Really? No, not really....
I spent my childhood in the Midwest originally and moved to West Coast when I was just 10-years-old. Southerners would call me a Yankee. For what it's worth, a Yankee is more accurately someone from the Northeast. And a European might think of any American as a Yankee -- even a Southerner. I'd rather not be called a Yankee, but mainly because they are my least favorite baseball team.
Since moving to the South nearly two decades ago, I'll admit that I haven't embraced all the Southern ways of speaking. To me, things are "kitty corner" from each other -- NOT katty corner. My wife and I go round and round on this one.
And for me, the correct pronunciation for a bedroom suite is pronounced: SWEET. Not SUIT as it's said around here. No big deal, I understand what people are saying and adjust accordingly.

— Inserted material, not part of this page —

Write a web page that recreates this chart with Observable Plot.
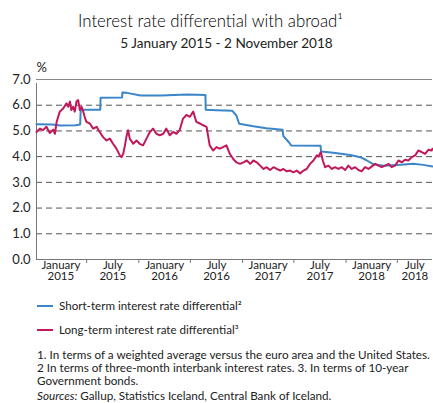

But "y'all" is simply one of the South's greatest contributions to the English language. Thanks to this handy contraction, we can save a syllable and precisely address a group of people. Its beauty is in its simplicity. I've embraced "y'all" wholeheartedly and have noticed people across the USA and the English-speaking world using it more and more. It's simple word economy, being able to say more with fewer words and syllables. That doesn't make you sound less educated. If anything, it helps demonstrate your ability to speak concisely.
It's also clear that "y'all" is a part of the language, because languages live and breathe. New words get added, old words fade away. When a language ceases to change, it's only because no one speaks it anymore. And how do words become part of the language? We use these words. We understand these words. We can communicate with these words. So by any objective standard, "y'all" passes the test.
Now... y'all ready to move on and talk about "ain't?"